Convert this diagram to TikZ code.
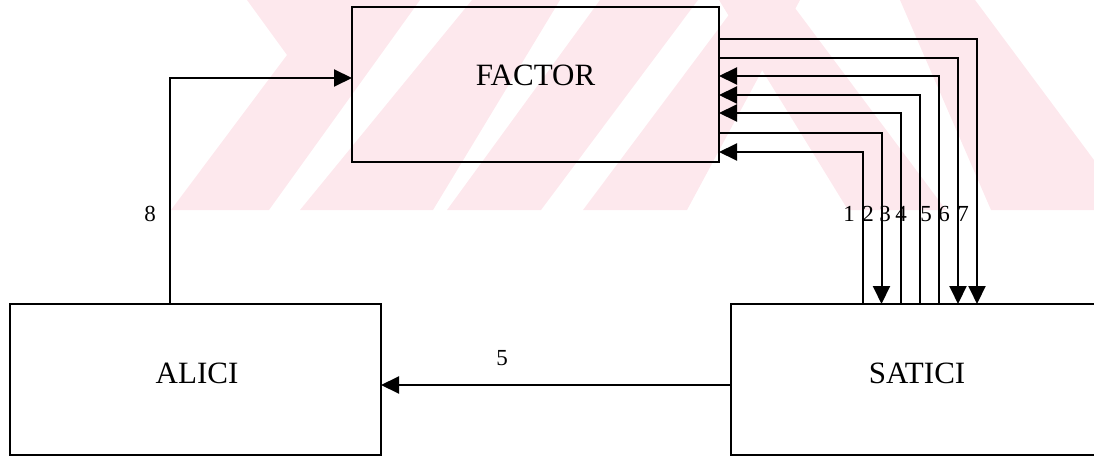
\documentclass[tikz,border=0pt]{standalone}
\usepackage{fontspec}
\newfontfamily\boxfont{Liberation Serif}
\usetikzlibrary{arrows.meta}
\definecolor{wmpink}{RGB}{253,232,237}
\begin{document}
\begin{tikzpicture}[x=1pt,y=-1pt, line width=2pt,
  box/.style={draw, rectangle, inner sep=0pt, outer sep=0pt},
  boxlabel/.style={font=\boxfont\fontsize{31}{31}\selectfont, inner sep=0pt},
  num/.style={font=\boxfont\fontsize{23}{23}\selectfont, inner sep=0pt},
  arr/.style={-{Triangle[length=18pt,width=17pt]}},
  wm/.style={fill=wmpink, draw=none}]
\useasboundingbox (0,0) rectangle (1094,457);
\clip (0,0) rectangle (1094,457);
% faint watermark
\begin{scope}
\clip (0,0) rectangle (1094,210);
\fill[wm] (171,210) -- (287,55) -- (247,0) -- (420,0) -- (269,210) -- cycle;
\fill[wm] (300,210) -- (472,0) -- (560,0) -- (433,210) -- cycle;
\fill[wm] (447,210) -- (600,0) -- (698,0) -- (541,210) -- cycle;
\fill[wm] (583,210) -- (740,0) -- (800,0) -- (687,210) -- cycle;
\fill[wm] (719,0) -- (789,0) -- (946,210) -- (848,210) -- cycle;
\fill[wm] (900,0) -- (975,0) -- (1094,160) -- (1094,210) -- (991,210) -- cycle;
\end{scope}
% boxes
\node[box, minimum width=367pt, minimum height=155pt] (factor) at (535.5,84.5) {};
\node[box, minimum width=371pt, minimum height=151pt] (alici) at (195.5,379.5) {};
\node[box, minimum width=369pt, minimum height=151pt] (satici) at (915.5,379.5) {};
\node[boxlabel] (tf) at (535.5,75) {FACTOR};
\node[boxlabel] (ta) at (197,373) {ALICI};
\node[boxlabel] (ts) at (917,373) {SATICI};
% helper coordinates
\coordinate (x8) at (170,0);
\coordinate (y8) at (0,78);
\coordinate (yb) at (0,385);
\coordinate (x1) at (863,0);   \coordinate (y1) at (0,152);
\coordinate (x2) at (881.5,0); \coordinate (y2) at (0,133);
\coordinate (x3) at (900.5,0); \coordinate (y3) at (0,113);
\coordinate (x4) at (919.5,0); \coordinate (y4) at (0,95);
\coordinate (x5) at (939,0);   \coordinate (y5) at (0,76);
\coordinate (x6) at (958,0);   \coordinate (y6) at (0,58);
\coordinate (x7) at (977,0);   \coordinate (y7) at (0,39);
% connectors
\draw[arr] (alici.north -| x8) |- (factor.west |- y8);
\draw[arr] (satici.west |- yb) -- (alici.east |- yb);
\draw[arr] (satici.north -| x1) |- (factor.east |- y1);
\draw[arr] (factor.east |- y2) -| (satici.north -| x2);
\draw[arr] (satici.north -| x3) |- (factor.east |- y3);
\draw[arr] (satici.north -| x4) |- (factor.east |- y4);
\draw[arr] (satici.north -| x5) |- (factor.east |- y5);
\draw[arr] (factor.east |- y6) -| (satici.north -| x6);
\draw[arr] (factor.east |- y7) -| (satici.north -| x7);
% labels
\node[num] (n8) at (150,214) {8};
\node[num] (nb5) at (502,358) {5};
\node[num] (n1) at (849,214) {1};
\node[num] (n2) at (868,214) {2};
\node[num] (n3) at (885,214) {3};
\node[num] (n4) at (901,214) {4};
\node[num] (n5) at (926,214) {5};
\node[num] (n6) at (944,214) {6};
\node[num] (n7) at (963,214) {7};
\end{tikzpicture}
\end{document}
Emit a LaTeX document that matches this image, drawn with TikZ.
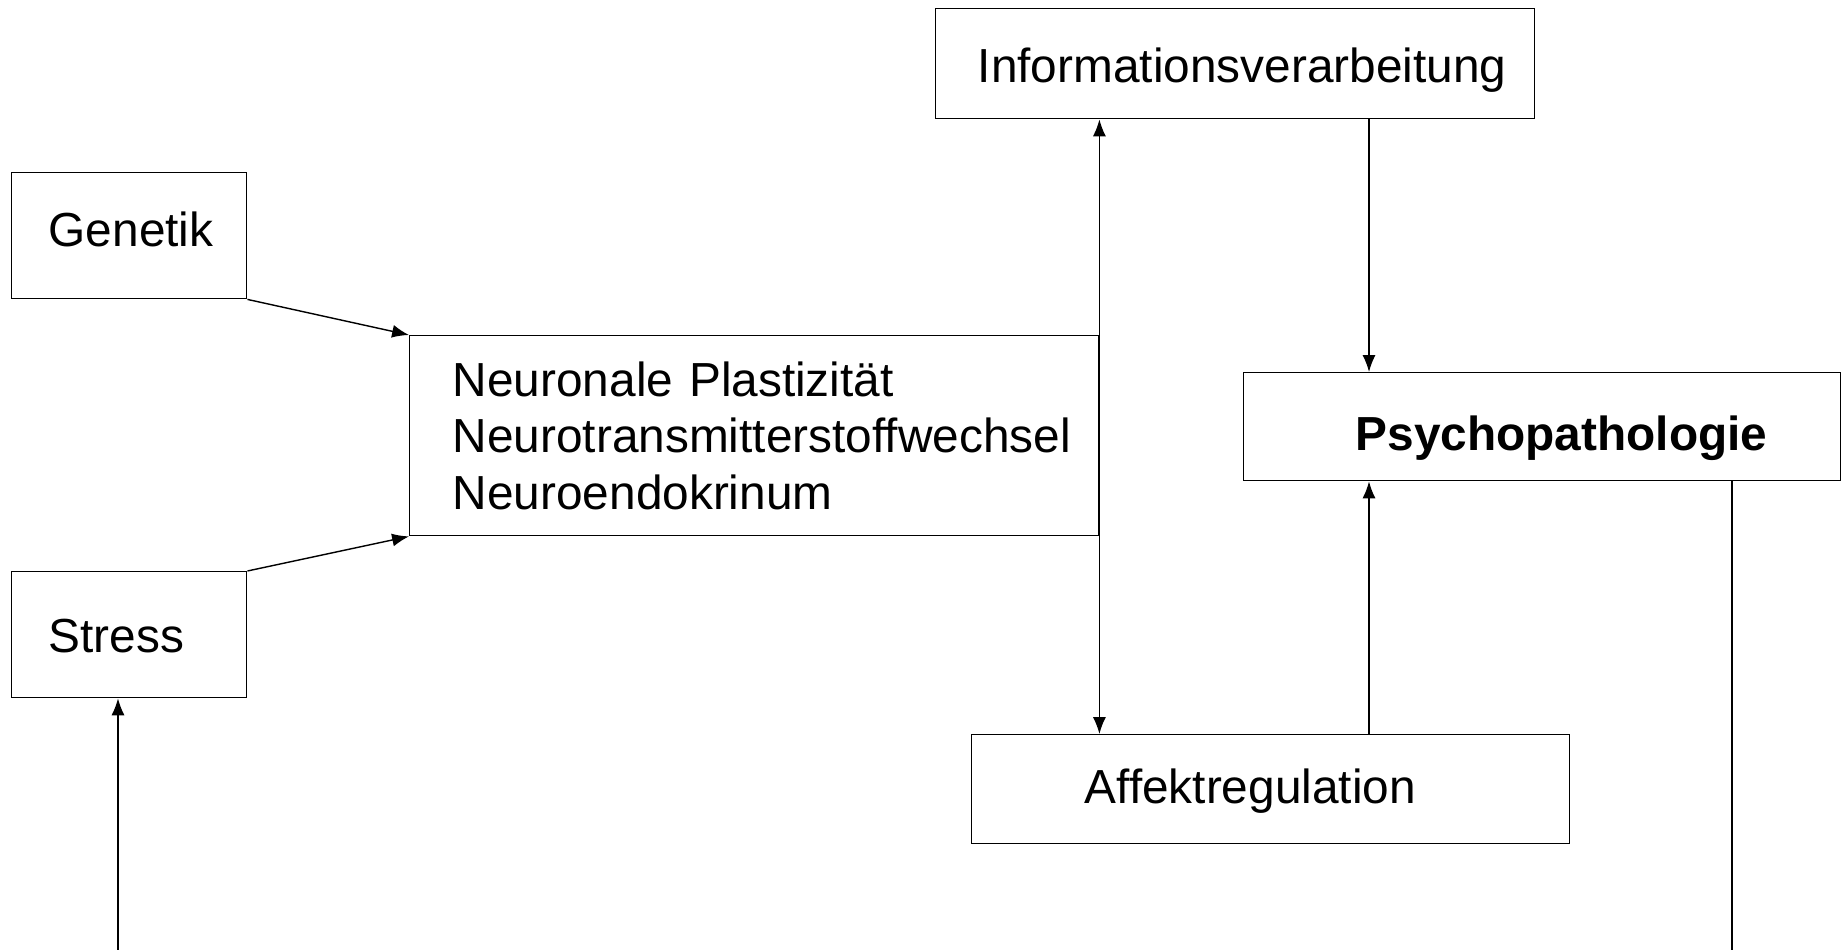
\documentclass[tikz,border=0pt]{standalone}
\usepackage{fontspec}
\setmainfont{Liberation Sans}
\usetikzlibrary{arrows.meta,positioning}

\tikzset{
	kasten/.style={draw, anchor=north west, align=left, inner ysep=0pt, font=\fontsize{13.6}{16}\selectfont},
	grundlinie/.style={text height=#1, text depth=0pt},
	>={Latex[length=4.8pt,width=3.7pt]}
}

\begin{document}
\begin{tikzpicture}
	\useasboundingbox (0,0) rectangle (18.44,-9.50);

	\node[kasten, grundlinie=10.8pt, minimum width=5.99cm, minimum height=1.10cm, inner xsep=0.42cm, text width=5.15cm] (info) at (9.35,-0.08) {Informationsverarbeitung};
	\node[kasten, grundlinie=6pt, minimum width=2.35cm, minimum height=1.26cm, inner xsep=0.37cm, text width=1.61cm] (genetik) at (0.11,-1.72) {Genetik};
	\node[kasten, minimum width=6.89cm, minimum height=2.00cm, inner xsep=0.43cm, text width=6.03cm] (neuro) at (4.09,-3.35) {Neuronale Plastizität\\Neurotransmitterstoffwechsel\\Neuroendokrinum};
	\node[kasten, grundlinie=10pt, minimum width=2.35cm, minimum height=1.26cm, inner xsep=0.37cm, text width=1.61cm] (stress) at (0.11,-5.71) {Stress};
	\node[kasten, grundlinie=13.4pt, minimum width=5.97cm, minimum height=1.08cm, inner xsep=1.12cm, text width=3.73cm] (psycho) at (12.43,-3.72) {\bfseries Psychopathologie};
	\node[kasten, grundlinie=8.2pt, minimum width=5.98cm, minimum height=1.09cm, inner xsep=1.13cm, text width=3.72cm] (affekt) at (9.71,-7.34) {Affektregulation};

	\coordinate (pfad) at (13.69,0);
	\coordinate (unten-r) at (17.32,-9.50);
	\coordinate (unten-l) at (1.18,-9.50);

	\draw[->] (genetik.south east) -- (neuro.north west);
	\draw[->] (stress.north east) -- (neuro.south west);
	\draw[<->] (info.south -| neuro.east) -- (affekt.north -| neuro.east);
	\draw[->] (info.south -| pfad) -- (psycho.north -| pfad);
	\draw[->] (affekt.north -| pfad) -- (psycho.south -| pfad);
	\draw (psycho.south -| unten-r) -- (unten-r);
	\draw[->] (unten-l) -- (stress.south -| unten-l);
\end{tikzpicture}
\end{document}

----------

* [EXERCISE REQUIREMENTS]
Return each line of the data, keeping its wording exact and omitting pictures.

* [IN RESPONSE]
Convert this diagram to TikZ code.
\documentclass[tikz,border=0pt]{standalone}
\usepackage{fontspec}
\newfontfamily\boxfont{Liberation Serif}
\usetikzlibrary{arrows.meta}
\definecolor{wmpink}{RGB}{253,232,237}
\begin{document}
\begin{tikzpicture}[x=1pt,y=-1pt, line width=2pt,
  box/.style={draw, rectangle, inner sep=0pt, outer sep=0pt},
  boxlabel/.style={font=\boxfont\fontsize{31}{31}\selectfont, inner sep=0pt},
  num/.style={font=\boxfont\fontsize{23}{23}\selectfont, inner sep=0pt},
  arr/.style={-{Triangle[length=18pt,width=17pt]}},
  wm/.style={fill=wmpink, draw=none}]
\useasboundingbox (0,0) rectangle (1094,457);
\clip (0,0) rectangle (1094,457);
% faint watermark
\begin{scope}
\clip (0,0) rectangle (1094,210);
\fill[wm] (171,210) -- (287,55) -- (247,0) -- (420,0) -- (269,210) -- cycle;
\fill[wm] (300,210) -- (472,0) -- (560,0) -- (433,210) -- cycle;
\fill[wm] (447,210) -- (600,0) -- (698,0) -- (541,210) -- cycle;
\fill[wm] (583,210) -- (740,0) -- (800,0) -- (687,210) -- cycle;
\fill[wm] (719,0) -- (789,0) -- (946,210) -- (848,210) -- cycle;
\fill[wm] (900,0) -- (975,0) -- (1094,160) -- (1094,210) -- (991,210) -- cycle;
\end{scope}
% boxes
\node[box, minimum width=367pt, minimum height=155pt] (factor) at (535.5,84.5) {};
\node[box, minimum width=371pt, minimum height=151pt] (alici) at (195.5,379.5) {};
\node[box, minimum width=369pt, minimum height=151pt] (satici) at (915.5,379.5) {};
\node[boxlabel] (tf) at (535.5,75) {FACTOR};
\node[boxlabel] (ta) at (197,373) {ALICI};
\node[boxlabel] (ts) at (917,373) {SATICI};
% helper coordinates
\coordinate (x8) at (170,0);
\coordinate (y8) at (0,78);
\coordinate (yb) at (0,385);
\coordinate (x1) at (863,0);   \coordinate (y1) at (0,152);
\coordinate (x2) at (881.5,0); \coordinate (y2) at (0,133);
\coordinate (x3) at (900.5,0); \coordinate (y3) at (0,113);
\coordinate (x4) at (919.5,0); \coordinate (y4) at (0,95);
\coordinate (x5) at (939,0);   \coordinate (y5) at (0,76);
\coordinate (x6) at (958,0);   \coordinate (y6) at (0,58);
\coordinate (x7) at (977,0);   \coordinate (y7) at (0,39);
% connectors
\draw[arr] (alici.north -| x8) |- (factor.west |- y8);
\draw[arr] (satici.west |- yb) -- (alici.east |- yb);
\draw[arr] (satici.north -| x1) |- (factor.east |- y1);
\draw[arr] (factor.east |- y2) -| (satici.north -| x2);
\draw[arr] (satici.north -| x3) |- (factor.east |- y3);
\draw[arr] (satici.north -| x4) |- (factor.east |- y4);
\draw[arr] (satici.north -| x5) |- (factor.east |- y5);
\draw[arr] (factor.east |- y6) -| (satici.north -| x6);
\draw[arr] (factor.east |- y7) -| (satici.north -| x7);
% labels
\node[num] (n8) at (150,214) {8};
\node[num] (nb5) at (502,358) {5};
\node[num] (n1) at (849,214) {1};
\node[num] (n2) at (868,214) {2};
\node[num] (n3) at (885,214) {3};
\node[num] (n4) at (901,214) {4};
\node[num] (n5) at (926,214) {5};
\node[num] (n6) at (944,214) {6};
\node[num] (n7) at (963,214) {7};
\end{tikzpicture}
\end{document}
Emit a LaTeX document that matches this image, drawn with TikZ.
\documentclass[tikz,border=0pt]{standalone}
\usepackage{fontspec}
\setmainfont{Liberation Sans}
\usetikzlibrary{arrows.meta,positioning}

\tikzset{
	kasten/.style={draw, anchor=north west, align=left, inner ysep=0pt, font=\fontsize{13.6}{16}\selectfont},
	grundlinie/.style={text height=#1, text depth=0pt},
	>={Latex[length=4.8pt,width=3.7pt]}
}

\begin{document}
\begin{tikzpicture}
	\useasboundingbox (0,0) rectangle (18.44,-9.50);

	\node[kasten, grundlinie=10.8pt, minimum width=5.99cm, minimum height=1.10cm, inner xsep=0.42cm, text width=5.15cm] (info) at (9.35,-0.08) {Informationsverarbeitung};
	\node[kasten, grundlinie=6pt, minimum width=2.35cm, minimum height=1.26cm, inner xsep=0.37cm, text width=1.61cm] (genetik) at (0.11,-1.72) {Genetik};
	\node[kasten, minimum width=6.89cm, minimum height=2.00cm, inner xsep=0.43cm, text width=6.03cm] (neuro) at (4.09,-3.35) {Neuronale Plastizität\\Neurotransmitterstoffwechsel\\Neuroendokrinum};
	\node[kasten, grundlinie=10pt, minimum width=2.35cm, minimum height=1.26cm, inner xsep=0.37cm, text width=1.61cm] (stress) at (0.11,-5.71) {Stress};
	\node[kasten, grundlinie=13.4pt, minimum width=5.97cm, minimum height=1.08cm, inner xsep=1.12cm, text width=3.73cm] (psycho) at (12.43,-3.72) {\bfseries Psychopathologie};
	\node[kasten, grundlinie=8.2pt, minimum width=5.98cm, minimum height=1.09cm, inner xsep=1.13cm, text width=3.72cm] (affekt) at (9.71,-7.34) {Affektregulation};

	\coordinate (pfad) at (13.69,0);
	\coordinate (unten-r) at (17.32,-9.50);
	\coordinate (unten-l) at (1.18,-9.50);

	\draw[->] (genetik.south east) -- (neuro.north west);
	\draw[->] (stress.north east) -- (neuro.south west);
	\draw[<->] (info.south -| neuro.east) -- (affekt.north -| neuro.east);
	\draw[->] (info.south -| pfad) -- (psycho.north -| pfad);
	\draw[->] (affekt.north -| pfad) -- (psycho.south -| pfad);
	\draw (psycho.south -| unten-r) -- (unten-r);
	\draw[->] (unten-l) -- (stress.south -| unten-l);
\end{tikzpicture}
\end{document}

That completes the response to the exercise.